TOWARDS AN ASTRONOMICALLY CALIBRATED TIMESCALE FOR THE JURASSIC

The useful marine magnetic anomaly record, on which the globally correlatable portion of the geologic time scale is based, ends in the Middle Jurassic. The lack of intact earlier Jurassic oceanic crust precludes a useful older oceanic record. Continental crust will therefore provide the basis for a timescale for most of the Jurassic and older time periods. Requirements for timescale development are as follows: 1, continuous sedimentation for very long periods (~107 years); 2, a recoverable and well characterized paleomagnetic polarity record; 3, independent time control, preferably both radiometric and astronomical; 4, correlatable biostratigraphy; and 5, meaningful isotopic record.
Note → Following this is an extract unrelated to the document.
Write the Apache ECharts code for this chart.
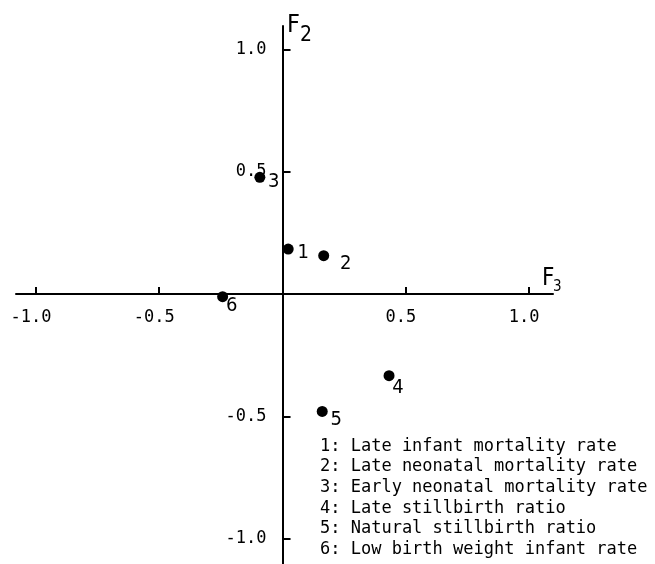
<!DOCTYPE html>
<html>
<head>
<meta charset="utf-8">
<script src="https://cdn.jsdelivr.net/npm/echarts@6/dist/echarts.min.js"></script>
<style>html,body{margin:0;padding:0;background:#fff}#c{width:655px;height:564px}</style>
</head>
<body>
<div id="c"></div>
<script>
// Data
var pointIds = ['1', '2', '3', '4', '5', '6'];
var f3Values = [0.023, 0.167, -0.092, 0.432, 0.161, -0.243];
var f2Values = [0.184, 0.157, 0.477, -0.334, -0.480, -0.011];
var legendLines = [
  '1: Late infant mortality rate',
  '2: Late neonatal mortality rate',
  '3: Early neonatal mortality rate',
  '4: Late stillbirth ratio',
  '5: Natural stillbirth ratio',
  '6: Low birth weight infant rate'
];
var xTickValues = [-1.0, -0.5, 0.5, 1.0];
var yTickValues = [-1.0, -0.5, 0.5, 1.0];

// label placement (style only)
var labelOffsets = [[15, 4], [22, 8], [14, 4], [9, 12], [14, 8], [9, 9]];

var mono = '"DejaVu Sans Mono", monospace';
var narrow = '"Liberation Sans Narrow", "DejaVu Sans Condensed", "Liberation Sans", sans-serif';

var chart = echarts.init(document.getElementById('c'), null, {renderer: 'canvas'});

var data = pointIds.map(function (id, i) {
  return {
    value: [f3Values[i], f2Values[i]],
    name: id,
    label: {offset: labelOffsets[i]}
  };
});

var gridTop = 26, gridBottom = 0, gridLeft = 16, gridRight = 102;

chart.setOption({
  backgroundColor: '#fff',
  animation: false,
  grid: {left: gridLeft, right: gridRight, top: gridTop, bottom: gridBottom, containLabel: false, outerBoundsMode: 'none'},
  xAxis: {
    type: 'value',
    position: 'bottom',
    min: -1.081, max: 1.097,
    splitLine: {show: false},
    axisLine: {onZero: false, lineStyle: {color: '#000', width: 2}},
    axisTick: {show: true, inside: true, length: 7, lineStyle: {color: '#000', width: 2}, customValues: xTickValues},
    axisLabel: {
      customValues: xTickValues,
      formatter: function (v) { return v.toFixed(1); },
      color: '#000', fontFamily: mono, fontSize: 17, margin: 15,
      padding: [0, 10, 0, 0]
    }
  },
  yAxis: {
    type: 'value',
    position: 'left',
    min: -1.104, max: 1.096,
    splitLine: {show: false},
    axisLine: {onZero: false, lineStyle: {color: '#000', width: 2}},
    axisTick: {show: true, inside: true, length: 8, lineStyle: {color: '#000', width: 2}, customValues: yTickValues},
    axisLabel: {
      customValues: yTickValues,
      formatter: function (v) { return v.toFixed(1); },
      color: '#000', fontFamily: mono, fontSize: 17, margin: 16,
      padding: [0, 0, 12, 0]
    }
  },
  series: [{
    type: 'scatter',
    symbol: 'circle',
    symbolSize: 11,
    itemStyle: {color: '#000', opacity: 1},
    label: {
      show: true,
      position: 'inside',
      formatter: function (p) { return p.name; },
      color: '#000',
      opacity: 1,
      fontFamily: narrow,
      fontSize: 20
    },
    emphasis: {disabled: true},
    data: data
  }],
  graphic: [
    {type: 'text', left: 287, top: 13, style: {text: 'F', font: '25px ' + narrow, fill: '#000'}},
    {type: 'text', left: 300, top: 25, style: {text: '2', font: '21px ' + narrow, fill: '#000'}},
    {type: 'text', left: 542, top: 267, style: {text: 'F', font: '24px ' + narrow, fill: '#000'}},
    {type: 'text', left: 553, top: 280, style: {text: '3', font: '15px ' + narrow, fill: '#000'}},
    {type: 'text', left: 320, top: 436, style: {text: legendLines.join('\n'), font: '17px ' + mono, lineHeight: 20.6, fill: '#000'}}
  ]
});

// Move the axes so they cross at the origin (computed through the chart's own scales)
var origin = chart.convertToPixel({gridIndex: 0}, [0, 0]);
var H = chart.getHeight();
chart.setOption({
  xAxis: {offset: -((H - gridBottom) - origin[1])},
  yAxis: {offset: -(origin[0] - gridLeft)}
});
</script>
</body>
</html>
A precedent for this is the continental rifts of Eastern North America. Their advantages include: 1, very high accumulation rates; 2, well-behaved and well-characterized magnetic behavior; 3, obvious and well-behaved Milankovitch cyclicity; 4, dated lava flows and other datable materials; and 5, a developing carbon isotopic record. The Triassic age part of this sequence provides the basis for the Newark basin astronomically calibrated geomagnetic polarity time scale for the Late Triassic, now successfully correlated at the substage level with marine sections. About 2.5 million years of Early Jurassic is present in the Hartford rift basin of CT and MA, most of it certainly of Hettangian Age and of nearly entirely normal polarity, with the presence of multiple zones of reverse polarity indicated the probable base of Sinemurian Age strata. For most of the younger parts of the Jurassic, sections examined thus far are entirely marine and too short to be very useful in time scale construction, although there have been several attempts at combining the scattered sections. Prospects for long, high accumulation rate sections are largely continental and include several basins in China, Greenland, Poland, Russia, and Australia. We can envision progressing down from long overlapping sections with well-characterized polarity timescales and Milankovitch cyclcostratigraphies linking the post-Early Jurassic marine magnetic timescale, which itself is being astronomically calibrated, to that of the astronomically tuned Late Triassic Newark basin GPTS.